Namun, berdasarkan regulasi dan peraturan perundang-undangan yang berlaku, program doktoral harus dilalui terlebih dahulu dengan menyelesaikan pendidikan strata dua (S2), kemudian melanjutkan ke pendidikan formal strata tiga (S3). Pada masa itu, hanya ada dua universitas pembina yang memiliki program S2 dan S3, yaitu Universitas Indonesia dan Universitas Gadjah Mada.

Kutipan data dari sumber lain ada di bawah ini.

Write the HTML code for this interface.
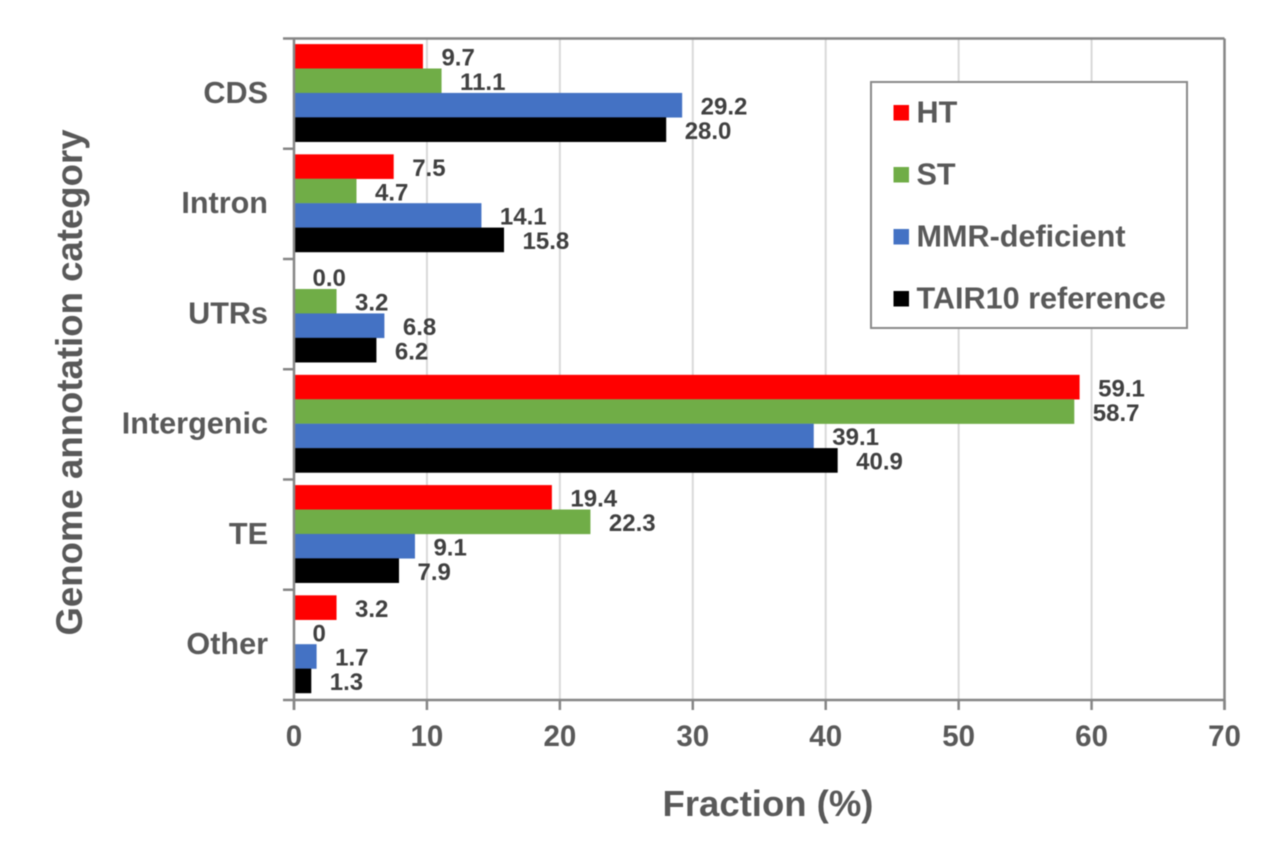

Sejak awal berdirinya, Provinsi Aceh telah diberikan hak khusus atau keistimewaan oleh pemerintah pusat, terutama dalam bidang pendidikan, adat istiadat, dan agama. Dalam bidang agama, Aceh telah memiliki pedoman yang diterapkan dalam kehidupan sehari-hari yang disebut dengan "Kanun". Hal ini sejalan dengan semboyan masyarakat Melayu: Adat bersendikan Syara', Syara' bersendikan Kitabullah (Al-Qur'an).
Nilai-nilai keagamaan yang kuat itulah yang menjadi jiwa perjuangan rakyat Aceh dalam mempertahankan wilayahnya sejak zaman kolonial, baik melawan Portugis maupun Belanda, hingga berakhirnya masa konflik yang ditandai dengan Perjanjian Helsinki.